Saturday, August 25, 2007

Thoughts about Stockholm Syndrome

The other day, I was reading up on the grand adventures of Ms. Hearst, and there's a link there to the counter-intuitive phenomenon of Stockholm Syndrome.

In a nutshell, Stockholm Syndrome is where, if you kidnap somebody, cut off all their contact with their friends and family ("their group"), treat them like crap for a long period of time, and then gradually ease off on them until they are treated like one of your family or group, they will transfer their loyalties away from their old group to yours.

From a historical perspective, this phenomenon isn't actually all that new. Humans have known about it, at least implicitly & experientially. Raiding for wives & slavery-manumission cycles are quite attested for, everywhere in the world. I have heard one somewhat tenuous interpretation that the honey-moon was originally a kidnapping-elopment that lasted one month before they returned to the husband's group as a couple. It's probably not that factually true, but it makes an entertaining anecdote.
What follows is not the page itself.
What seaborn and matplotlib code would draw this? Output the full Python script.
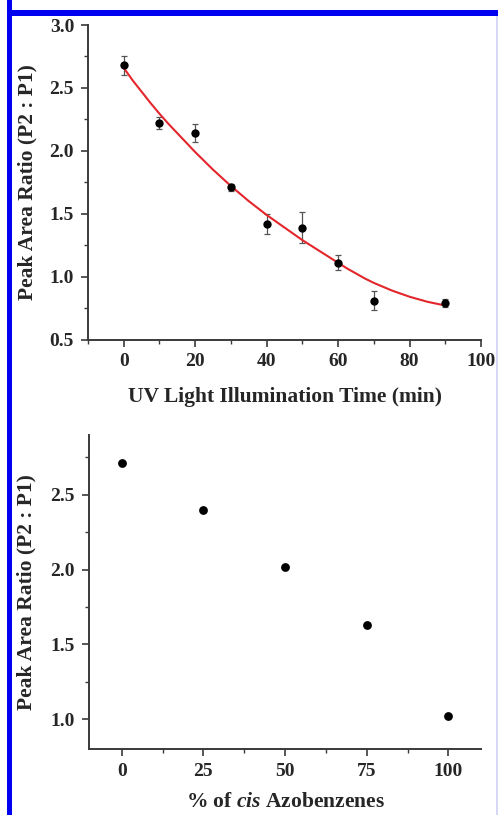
import matplotlib
matplotlib.use("Agg")
import matplotlib.pyplot as plt
import numpy as np
import pandas as pd
import seaborn as sns
from matplotlib.patches import Rectangle
from matplotlib.ticker import MultipleLocator

# UV illumination series (top panel)
uv_time = [0, 10, 20, 30, 40, 50, 60, 70, 90]
uv_ratio = [2.68, 2.22, 2.14, 1.71, 1.42, 1.39, 1.11, 0.81, 0.79]
uv_err = [0.075, 0.045, 0.07, 0.03, 0.08, 0.12, 0.06, 0.075, 0.035]

# fitted decay curve, every 2.5 min
fit_time = [0, 2.5, 5, 7.5, 10, 12.5, 15, 17.5, 20, 22.5, 25, 27.5, 30, 32.5, 35, 37.5,
            40, 42.5, 45, 47.5, 50, 52.5, 55, 57.5, 60, 62.5, 65, 67.5, 70, 72.5, 75,
            77.5, 80, 82.5, 85, 87.5, 90]
fit_ratio = [2.66, 2.56, 2.47, 2.38, 2.295, 2.215, 2.14, 2.065, 1.99, 1.92, 1.85, 1.785,
             1.72, 1.66, 1.60, 1.545, 1.49, 1.44, 1.39, 1.34, 1.29, 1.245, 1.20, 1.155,
             1.11, 1.065, 1.025, 0.985, 0.95, 0.92, 0.89, 0.865, 0.84, 0.82, 0.80,
             0.785, 0.77]

# cis fraction series (bottom panel)
cis_pct = [0, 25, 50, 75, 100]
cis_ratio = [2.71, 2.40, 2.02, 1.63, 1.02]

sns.set_theme(style="ticks")
plt.rcParams["font.family"] = ["Liberation Serif", "DejaVu Serif"]
plt.rcParams["font.weight"] = "bold"
plt.rcParams["mathtext.fontset"] = "custom"
plt.rcParams["mathtext.rm"] = "Liberation Serif:bold"
plt.rcParams["mathtext.it"] = "Liberation Serif:italic:bold"

SPINE = "#3a3a3a"
YLABEL = "Peak Area Ratio (P2 : P1)"
LABEL_SIZE = 15.5
TICK_SIZE = 14

fig = plt.figure(figsize=(4.98, 8.15), dpi=100)
ax1 = fig.add_axes([0.1767, 0.5834, 0.7893, 0.3859])
ax2 = fig.add_axes([0.1787, 0.0810, 0.7873, 0.3853])

uv = pd.DataFrame({"time": uv_time, "ratio": uv_ratio, "err": uv_err})
fit = pd.DataFrame({"time": fit_time, "ratio": fit_ratio})
cis = pd.DataFrame({"pct": cis_pct, "ratio": cis_ratio})

ax1.errorbar(uv["time"], uv["ratio"], yerr=uv["err"], fmt="none", ecolor="#555555",
             elinewidth=0.9, capsize=2.5, capthick=0.9, zorder=2)
sns.lineplot(data=fit, x="time", y="ratio", ax=ax1, color="#e3262b", linewidth=1.5,
             zorder=3)
sns.scatterplot(data=uv, x="time", y="ratio", ax=ax1, color="black", s=36,
                edgecolor="black", linewidth=0, zorder=4)
ax1.set_xlim(-10, 100)
ax1.set_ylim(0.5, 3.0)
ax1.xaxis.set_major_locator(MultipleLocator(20))
ax1.xaxis.set_minor_locator(MultipleLocator(10))
ax1.yaxis.set_major_locator(MultipleLocator(0.5))
ax1.yaxis.set_minor_locator(MultipleLocator(0.25))
ax1.set_xlabel("UV Light Illumination Time (min)", fontsize=LABEL_SIZE,
               fontweight="bold", labelpad=12)
ax1.set_ylabel(YLABEL, fontsize=LABEL_SIZE, fontweight="bold", labelpad=9)

sns.scatterplot(data=cis, x="pct", y="ratio", ax=ax2, color="black", s=40,
                edgecolor="black", linewidth=0, zorder=4)
ax2.set_xlim(-10, 110)
ax2.set_ylim(0.8, 2.9)
ax2.xaxis.set_major_locator(MultipleLocator(25))
ax2.xaxis.set_minor_locator(MultipleLocator(12.5))
ax2.yaxis.set_major_locator(MultipleLocator(0.5))
ax2.yaxis.set_minor_locator(MultipleLocator(0.25))
ax2.set_xlabel(r"% of $\mathit{cis}$ Azobenzenes", fontsize=LABEL_SIZE,
               fontweight="bold", labelpad=9)
ax2.set_ylabel(YLABEL, fontsize=LABEL_SIZE, fontweight="bold", labelpad=10)

for ax in (ax1, ax2):
    sns.despine(ax=ax)
    for side in ("left", "bottom"):
        ax.spines[side].set_color(SPINE)
        ax.spines[side].set_linewidth(1.4)
    ax.tick_params(which="major", direction="out", length=5, width=1.2, color=SPINE,
                   labelsize=TICK_SIZE, pad=5)
    ax.tick_params(which="minor", direction="out", length=3, width=1.0, color=SPINE)
    for lbl in ax.get_xticklabels() + ax.get_yticklabels():
        lbl.set_fontweight("bold")
    ax.grid(False)

# blue frame of the source figure
fig.patches.append(Rectangle((7 / 498, 0), 5 / 498, 1, transform=fig.transFigure,
                             facecolor="#0000f0", edgecolor="none", zorder=10))
fig.patches.append(Rectangle((7 / 498, 1 - 16 / 815), 1 - 7 / 498, 6 / 815,
                             transform=fig.transFigure, facecolor="#0000f0",
                             edgecolor="none", zorder=10))
fig.patches.append(Rectangle((496 / 498, 0), 1.5 / 498, 1 - 16 / 815,
                             transform=fig.transFigure, facecolor="#d8d8f4",
                             edgecolor="none", zorder=10))

fig.savefig("out.png", dpi=100)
Come to think about it, the use of one month is probably to guarantee impregnation so that the kidnapped wife would feel bound to the husband to support her imminent and-as-yet unborn child.
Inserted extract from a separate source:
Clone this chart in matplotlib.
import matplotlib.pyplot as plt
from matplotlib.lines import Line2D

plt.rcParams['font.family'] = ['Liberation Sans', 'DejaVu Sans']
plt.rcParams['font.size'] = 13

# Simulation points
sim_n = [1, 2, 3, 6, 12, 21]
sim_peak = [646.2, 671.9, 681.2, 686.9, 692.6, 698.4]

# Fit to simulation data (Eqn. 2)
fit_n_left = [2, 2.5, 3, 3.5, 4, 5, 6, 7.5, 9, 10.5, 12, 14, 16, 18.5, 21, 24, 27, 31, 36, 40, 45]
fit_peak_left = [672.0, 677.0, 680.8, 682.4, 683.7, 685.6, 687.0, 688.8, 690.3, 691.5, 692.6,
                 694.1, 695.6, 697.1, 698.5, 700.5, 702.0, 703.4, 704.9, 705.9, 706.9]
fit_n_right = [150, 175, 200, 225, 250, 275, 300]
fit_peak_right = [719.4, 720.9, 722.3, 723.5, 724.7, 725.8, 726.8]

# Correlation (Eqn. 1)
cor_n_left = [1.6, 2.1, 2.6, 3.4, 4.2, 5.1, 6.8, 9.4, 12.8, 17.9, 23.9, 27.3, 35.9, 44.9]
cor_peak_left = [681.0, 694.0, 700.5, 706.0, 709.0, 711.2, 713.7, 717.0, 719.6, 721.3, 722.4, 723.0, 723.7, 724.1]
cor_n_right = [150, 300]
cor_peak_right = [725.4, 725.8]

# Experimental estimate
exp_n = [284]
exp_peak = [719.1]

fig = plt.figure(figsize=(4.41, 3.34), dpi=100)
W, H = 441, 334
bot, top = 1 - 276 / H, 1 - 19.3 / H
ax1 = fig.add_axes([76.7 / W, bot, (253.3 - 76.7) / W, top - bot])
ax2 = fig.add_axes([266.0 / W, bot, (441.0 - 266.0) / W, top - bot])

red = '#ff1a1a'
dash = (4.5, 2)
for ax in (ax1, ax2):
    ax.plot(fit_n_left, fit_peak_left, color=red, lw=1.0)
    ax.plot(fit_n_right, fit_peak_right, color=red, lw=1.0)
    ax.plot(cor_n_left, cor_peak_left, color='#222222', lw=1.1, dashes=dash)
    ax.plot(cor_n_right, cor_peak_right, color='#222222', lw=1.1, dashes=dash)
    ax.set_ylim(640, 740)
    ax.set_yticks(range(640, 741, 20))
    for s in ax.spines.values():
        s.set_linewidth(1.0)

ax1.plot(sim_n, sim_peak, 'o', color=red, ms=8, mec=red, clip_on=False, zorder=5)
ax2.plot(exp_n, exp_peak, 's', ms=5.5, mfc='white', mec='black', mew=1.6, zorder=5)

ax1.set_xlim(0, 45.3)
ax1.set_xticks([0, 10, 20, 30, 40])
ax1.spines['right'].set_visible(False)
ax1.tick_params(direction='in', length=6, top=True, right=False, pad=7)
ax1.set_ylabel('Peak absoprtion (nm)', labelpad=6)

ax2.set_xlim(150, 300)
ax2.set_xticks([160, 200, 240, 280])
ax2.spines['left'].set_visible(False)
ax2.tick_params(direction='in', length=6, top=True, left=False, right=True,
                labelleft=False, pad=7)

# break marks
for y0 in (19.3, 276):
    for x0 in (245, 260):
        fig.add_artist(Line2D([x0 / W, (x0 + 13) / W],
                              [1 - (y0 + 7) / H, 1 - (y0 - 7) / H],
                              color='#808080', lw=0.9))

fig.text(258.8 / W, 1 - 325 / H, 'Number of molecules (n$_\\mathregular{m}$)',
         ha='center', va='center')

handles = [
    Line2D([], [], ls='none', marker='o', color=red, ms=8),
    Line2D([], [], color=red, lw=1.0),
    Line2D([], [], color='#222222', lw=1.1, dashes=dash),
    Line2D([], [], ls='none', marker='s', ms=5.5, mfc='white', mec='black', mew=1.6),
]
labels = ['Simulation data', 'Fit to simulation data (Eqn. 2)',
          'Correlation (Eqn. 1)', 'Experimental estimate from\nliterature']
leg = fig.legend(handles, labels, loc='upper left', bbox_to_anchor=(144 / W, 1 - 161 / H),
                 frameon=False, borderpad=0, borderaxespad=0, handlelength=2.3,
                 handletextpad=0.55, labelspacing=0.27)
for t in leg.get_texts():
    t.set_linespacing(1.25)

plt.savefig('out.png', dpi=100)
From my own studies in Amerindian history, capturing of warriors for one's own tribe was pretty common. Though, anti-capturing of warriors (steal the women, kill all the men) was common as well. A journal entry of those that first met Chief Seattle (Sealth) of the Duwamish* was told the story of how some number of years before that a raiding party was sent against the Duwamish. The raiders were ambushed in creek-shed and captured. Among the people that the writer met were some of the people captured - when released, they refused to return to their tribe of origin, "Because of Chief Seattle's Great Magnanimity."

* Insert Mini-Rant Here: While I was living in Seattle, I heard word that the Federal Government (*ahem* Bush) had refused to grant tribal status to the Duwamish Nation because of a 5-year lapse of enrollment in the 1920s. Gee, thanks - take a tribe that is struggling to maintain its identity after 150 years - to whom you ower the land greatest port in the US Pacific Northwest - and then refuse to let them have their identity because they struggled to maintain it the the past.

The numerous anecdotes of Puritan & European settlers that would refuse to return to the colonies after their capture by Iroquois/Abenaki/Potowatomi (sp?) may be a reflection of those tribes' great valuation of personal liberty & value in comparison to monarchical Europe; but it might also be a sign of these captives identification with their new group.

But on the face of it, it seems odd that something that essentially a crushing & manipulation individual will would be so widespread and forceful to a person. One would naively think that a person in such circumstances would cling to the memory of what they had ever so much more, since that is all that they have in such a hostile situation. Such a counter-intiutive development makes me wonder if, biologically, the wife & warrior capturing behaviors are something that people have been practicing for millions of years. If they are a biologically beneficial, if individually detrimental, behavior. After all, humans often operate on the social level, and a person that is flexible enough to adapt to their new environment rather than fight it to their death, is probably more likely to survive to have kids.

1 comment:

Cajeme said...

P.S. - I saw this while I was fishing for links in the article above. Maybe somebody has beat me to the punch in my musings (^_^).